World’s oceans showing warming trend
Another analysis, published in the journal Advances In Atmospheric Sciences, used ocean data from every available source and concluded that sea temperatures reached a new record level in 2019, showing “irrefutable and accelerating” heating of the planet. The world’s oceans are the clearest measure of the climate emergency because they absorb more than 90% of the heat trapped by the greenhouse gases emitted by fossil fuel burning, forest destruction and other human activities.

Their analysis showed that the past five years are the top five warmest years recorded in the ocean and the past 10 years are also the top 10 years on record. The amount of heat being added to the oceans is equivalent to every person on the planet running 100 microwave ovens all day and all night.

We could cite many, many more articles, research papers and documents. There is an overwhelming consensus among scientists that climate is not only an important issue, it is an urgent one that demands resolution. Even climate change sceptics, who doggedly suggest that climate trends might be ‘cyclical’, are unable to refute the mountain of empirical evidence of real change that is there before our eyes.

The two greatest obstacles to finding a resolution, however, are those massive blocks that have stood in the way of human progress now for generations: on the one hand,
the private ownership of the means of production, distribution and exchange and on the other, the nation-state.

On-going investments in coal, oil and gas
Despite the fine words of company bosses, there is no possibility that big capitalist corporations and their bosses can be ‘won over’ en masse to a zero-carbon economy, as the growing climate emergency demands. What miserable efforts these big companies can make towards sustainable energy production amount to little more than exercises in public relations, like putting green on their company logos, and their gestures are massively dwarfed by their on-going investments and exploration in oil, gas and coal.

JPMorgan, for example, still has on its board a long-time climate denier and former head of the giant Exxon oil corporation. In its January 2020 Corporate Finance report, Ten Striking Facts for a New Decade, climate doesn’t get a mention in a forest of graphs, data and predictions.
 

As for the boss of BP, he was ridiculed by fellow-boss and CEO of Glencore, one of the world’s biggest coal producers. BP’s plans for net zero carbon by 2050, were, the Glencore boss said, “wishy-washy”.
 “How are you getting there? How are you going to do it? It is a long way out.” For Glencore, it’s a case of maximising profit, always for the short-term, and let the future look after itself. 

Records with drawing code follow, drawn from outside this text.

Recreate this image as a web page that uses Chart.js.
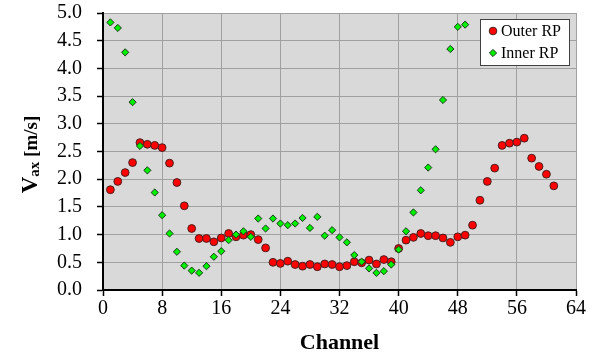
<!DOCTYPE html>
<html lang="en">
<head>
    <meta charset="UTF-8">
    <title>Vax per channel</title>
    <script src="https://cdn.jsdelivr.net/npm/chart.js"></script>
    <style>
        html, body { margin: 0; padding: 0; background: #ffffff; }
        #wrap { width: 598px; height: 358px; }
    </style>
</head>
<body>
    <div id="wrap"><canvas id="vaxChart"></canvas></div>
    <script>
        // values
        const outerChannels = [1, 2, 3, 4, 5, 6, 7, 8, 9, 10, 11, 12, 13, 14, 15, 16, 17, 18, 19, 20,
            21, 22, 23, 24, 25, 26, 27, 28, 29, 30, 31, 32, 33, 34, 35, 36, 37, 38, 39, 40,
            41, 42, 43, 44, 45, 46, 47, 48, 49, 50, 51, 52, 53, 54, 55, 56, 57, 58, 59, 60, 61];
        const outerRP = [1.81, 1.96, 2.12, 2.30, 2.66, 2.63, 2.61, 2.57, 2.29, 1.94,
            1.52, 1.11, 0.93, 0.93, 0.87, 0.94, 1.02, 0.96, 0.99, 1.00,
            0.91, 0.76, 0.50, 0.48, 0.52, 0.46, 0.43, 0.46, 0.42, 0.47,
            0.46, 0.42, 0.44, 0.51, 0.49, 0.54, 0.47, 0.55, 0.51, 0.75,
            0.90, 0.95, 1.02, 0.98, 0.98, 0.94, 0.86, 0.96, 0.99, 1.17,
            1.62, 1.96, 2.20, 2.61, 2.65, 2.67, 2.74, 2.38, 2.23, 2.09, 1.88];

        const innerChannels = [1, 2, 3, 4, 5, 6, 7, 8, 9, 10, 11, 12, 13, 14, 15, 16, 17, 18, 19, 20,
            21, 22, 23, 24, 25, 26, 27, 28, 29, 30, 31, 32, 33, 34, 35, 36, 37, 38, 39, 40,
            41, 42, 43, 44, 45, 46, 47, 48, 49];
        const innerRP = [4.83, 4.73, 4.29, 3.39, 2.60, 2.16, 1.76, 1.35, 1.02, 0.69,
            0.44, 0.35, 0.31, 0.43, 0.60, 0.70, 0.90, 1.00, 1.06, 0.96,
            1.29, 1.11, 1.29, 1.20, 1.17, 1.20, 1.30, 1.12, 1.32, 0.98,
            1.08, 0.95, 0.86, 0.63, 0.51, 0.39, 0.31, 0.34, 0.46, 0.73,
            1.06, 1.40, 1.80, 2.21, 2.54, 3.43, 4.35, 4.75, 4.79];

        const seriesNames = ["Outer RP", "Inner RP"];
        const xTicks = [0, 8, 16, 24, 32, 40, 48, 56, 64];
        const yTicks = [0, 0.5, 1, 1.5, 2, 2.5, 3, 3.5, 4, 4.5, 5];

        const serif = "'Liberation Serif', 'Times New Roman', serif";

        function toPoints(xs, ys) {
            return xs.map((x, i) => ({ x: x, y: ys[i] }));
        }

        // grey plot background
        const plotBackground = {
            id: "plotBackground",
            beforeDraw(chart) {
                const { ctx, chartArea: a } = chart;
                ctx.save();
                ctx.fillStyle = "#d9d9d9";
                ctx.fillRect(a.left, a.top, a.right - a.left, a.bottom - a.top);
                ctx.restore();
            }
        };

        // axis titles (y title needs a subscript) and the boxed legend inside the plot
        const titlesAndLegend = {
            id: "titlesAndLegend",
            afterDraw(chart) {
                const { ctx, chartArea: a } = chart;
                ctx.save();
                ctx.fillStyle = "#000";

                // x title
                ctx.font = "bold 22px " + serif;
                ctx.textAlign = "center";
                ctx.textBaseline = "middle";
                ctx.fillText("Channel", (a.left + a.right) / 2, 343);

                // y title: V_ax [m/s]
                const parts = [
                    { t: "V", f: "bold 23px " + serif, dy: 0 },
                    { t: "ax", f: "bold 15px " + serif, dy: 2 },
                    { t: " [m/s]", f: "bold 19px " + serif, dy: 0 }
                ];
                let total = 0;
                parts.forEach(p => { ctx.font = p.f; p.w = ctx.measureText(p.t).width; total += p.w; });
                const cy = (a.top + a.bottom) / 2 + 3;
                ctx.rotate(-Math.PI / 2);
                ctx.textAlign = "left";
                ctx.textBaseline = "alphabetic";
                let pos = -(cy + total / 2);
                parts.forEach(p => {
                    ctx.font = p.f;
                    ctx.fillText(p.t, pos, 36.7 + p.dy);
                    pos += p.w;
                });
                ctx.setTransform(1, 0, 0, 1, 0, 0);

                // legend
                const bx = a.right - 96, by = a.top + 6, bw = 89, bh = 46;
                ctx.fillStyle = "#ffffff";
                ctx.fillRect(bx, by, bw, bh);
                ctx.strokeStyle = "#404040";
                ctx.lineWidth = 1;
                ctx.strokeRect(bx + 0.5, by + 0.5, bw, bh);
                const order = [1, 0]; // Outer first, Inner second
                order.forEach((di, row) => {
                    const ds = chart.data.datasets[di];
                    const ry = by + 12 + row * 22;
                    ctx.fillStyle = ds.backgroundColor;
                    ctx.strokeStyle = ds.borderColor;
                    ctx.lineWidth = 1;
                    Chart.helpers.drawPoint(ctx, {
                        pointStyle: ds.pointStyle, rotation: 0,
                        radius: ds.pointStyle === "circle" ? 3.8 : 3.6, borderWidth: 1
                    }, bx + 13, ry);
                    ctx.fillStyle = "#000";
                    ctx.font = "16px " + serif;
                    ctx.textAlign = "left";
                    ctx.textBaseline = "middle";
                    ctx.fillText(ds.label, bx + 21, ry + 1);
                });
                ctx.restore();
            }
        };

        new Chart(document.getElementById("vaxChart"), {
            type: "scatter",
            data: {
                datasets: [
                    {
                        label: seriesNames[1],
                        data: toPoints(innerChannels, innerRP),
                        pointStyle: "rectRot",
                        pointRadius: 3.6,
                        backgroundColor: "#00ee00",
                        borderColor: "#1a3a1a",
                        borderWidth: 1,
                        order: 0
                    },
                    {
                        label: seriesNames[0],
                        data: toPoints(outerChannels, outerRP),
                        pointStyle: "circle",
                        pointRadius: 3.9,
                        backgroundColor: "#ff0000",
                        borderColor: "#4a2020",
                        borderWidth: 1,
                        order: 1
                    }
                ]
            },
            options: {
                responsive: true,
                maintainAspectRatio: false,
                animation: false,
                clip: false,
                layout: { padding: { top: 13, right: 22, bottom: 0, left: 0 } },
                plugins: {
                    legend: { display: false },
                    tooltip: { enabled: false }
                },
                scales: {
                    x: {
                        type: "linear",
                        min: 0,
                        max: 64,
                        afterBuildTicks: s => { s.ticks = xTicks.map(v => ({ value: v })); },
                        afterFit: s => { s.height = 68; s.paddingLeft = 0; s.paddingRight = 0; },
                        grid: { color: "#a0a0a0", lineWidth: 1, tickColor: "#000", tickLength: 6, tickWidth: 1.5 },
                        border: { color: "#000", width: 2 },
                        ticks: { color: "#000", padding: 1, maxRotation: 0, autoSkip: false, font: { family: serif, size: 20 } }
                    },
                    y: {
                        min: 0,
                        max: 5,
                        afterBuildTicks: s => { s.ticks = yTicks.map(v => ({ value: v })); },
                        afterFit: s => { s.width = 103; s.paddingTop = 0; s.paddingBottom = 0; },
                        grid: { color: "#a0a0a0", lineWidth: 1, tickColor: "#000", tickLength: 6, tickWidth: 1.5 },
                        border: { color: "#000", width: 2 },
                        ticks: {
                            color: "#000", padding: 15, autoSkip: false,
                            font: { family: serif, size: 20 },
                            callback: v => v.toFixed(1)
                        }
                    }
                }
            },
            plugins: [plotBackground, titlesAndLegend]
        });
    </script>
</body>
</html>
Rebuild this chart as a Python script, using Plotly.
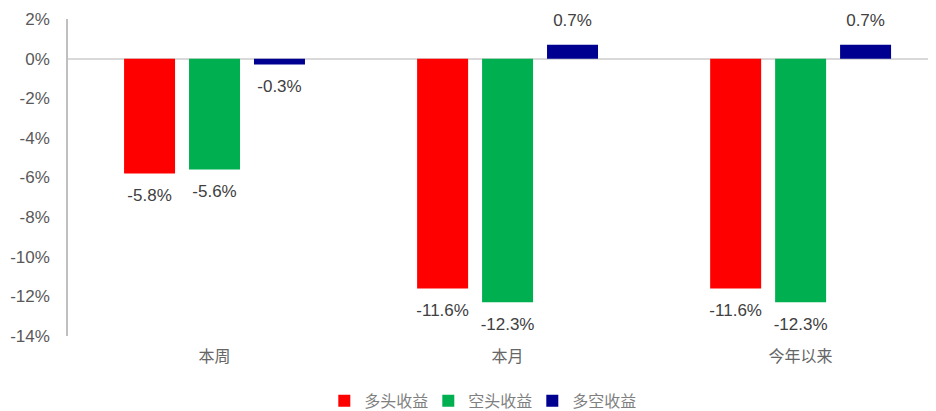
import plotly.graph_objects as go

categories = ["本周", "本月", "今年以来"]
long_ret = [-5.8, -11.6, -11.6]
short_ret = [-5.6, -12.3, -12.3]
ls_ret = [-0.3, 0.7, 0.7]
series_names = ["多头收益", "空头收益", "多空收益"]
colors = ["#FF0000", "#00B050", "#000090"]
tick_vals = [2, 0, -2, -4, -6, -8, -10, -12, -14]
tick_text = [f"{v}%" for v in tick_vals]

FONT = "Liberation Sans, Arial, Noto Sans CJK SC, sans-serif"
CJK = "Noto Sans CJK SC, sans-serif"

fig = go.Figure()
for i, (name, vals, col) in enumerate(zip(series_names, [long_ret, short_ret, ls_ret], colors)):
    fig.add_trace(go.Bar(
        x=categories, y=vals, name=name, marker_color=col,
        marker_line_width=0, offsetgroup=str(i),
    ))
for i, vals in enumerate([long_ret, short_ret, ls_ret]):
    fig.add_trace(go.Scatter(
        x=categories, y=vals, mode="markers+text", offsetgroup=str(i),
        marker=dict(size=22, opacity=0, color="white"),
        text=[f"{v:.1f}%" for v in vals],
        textposition=["top center" if v > 0 else "bottom center" for v in vals],
        textfont=dict(size=17, color="#404040", family=FONT),
        showlegend=False, hoverinfo="skip", cliponaxis=False,
    ))

# page body has an 8px default margin, so the figure is sized to fit the window
fig.update_layout(
    width=928, height=403,
    margin=dict(l=60, r=0, t=11, b=75, autoexpand=False),
    paper_bgcolor="white", plot_bgcolor="white",
    barmode="group", bargap=0.335, bargroupgap=0.215,
    scattermode="group", scattergap=0.335,
    font=dict(family=FONT, size=16, color="#595959"),
    legend=dict(orientation="h", x=0.475, xanchor="center",
                yref="container", y=0.025, yanchor="middle",
                font=dict(size=16, color="#7F7F7F", family=CJK),
                entrywidth=59, traceorder="normal"),
    showlegend=True,
)
fig.update_xaxes(range=[-0.5, 2.462], showline=False, showgrid=False, zeroline=False,
                 automargin=False,
                 ticks="outside", ticklen=6, tickcolor="rgba(0,0,0,0)",
                 tickfont=dict(size=16, color="#666666", family=CJK))
fig.update_yaxes(range=[-14, 2], tickvals=tick_vals, ticktext=tick_text,
                 automargin=False,
                 showgrid=False, zeroline=True, zerolinecolor="#D9D9D9", zerolinewidth=1.5,
                 showline=True, linecolor="#BFBFBF", linewidth=1.5,
                 tickfont=dict(size=17, color="#595959", family=FONT),
                 ticks="outside", ticklen=13, tickcolor="rgba(0,0,0,0)")

fig.write_html("out.html")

In fact the bosses of BP and Glencore are two sides of the same coin; one is offering platitudes and gestures to appease rising public concern, while the other is openly sceptical and blithely continues hammering out the profits from burning coal. Either way, there are no indications that the giant private corporations that have trashed the planet can in any way be trusted to put matters right.

Reluctant, stuttering, partial shift
As we have argued in many articles, the key question for the climate emergency is who owns, controls and manages industry, not least the energy-producing sector. As long as private profit and greed are the main drivers of investment, the best we can expect is a reluctant, stuttering and partial shift towards renewable energy, a shift that is far to slow to make a serious difference.

The labour movement has to demand the implementation of socialist measures, not for sentimental reasons or because it is ‘tradition’, but because it is the only realistic means of organising carbon-free energy production and use. The giant oil, gas and coal companies should become publicly owned, at the earliest-possible date, so that their vast resources and profits can be swiftly applied to sustainable, renewable forms of energy.

But private ownership of industry is only one of the key
blockages to human progress. The other is the nation-state. Many of the worst culprits in the ongoing development of oil, gas and coal are actually state-owned. Companies like Aramco of Saudi Arabia, and Russia’s Rosneft, which is investing billions in fresh oil and gas exploration and in building a pipe-line, Nord Stream 2, to Western Europe.

Socialist planning internationally
Each of the ruling elites in different states will jealously guard its power, privilege and prestige, not only against the opposition of its own population but, where necessary, in competition with its rivals abroad. Socialist planning of energy needs and production has to be an international policy, one that pools resources, technology and know-how to develop a cooperative, global, network of energy production.

It is understandable that many young people today are angry and impatient about the lack of serious political movement on climate change. They, after all, have the most to lose if not enough is done to save the future of the planet. But the determination to bring about change has to be directed and purposeful. Change, at least on the scale that is required, cannot be engineered by the same people who caused the problem in the first place. The case for socialist change is not postponed by the climate crisis, it is amplified by it.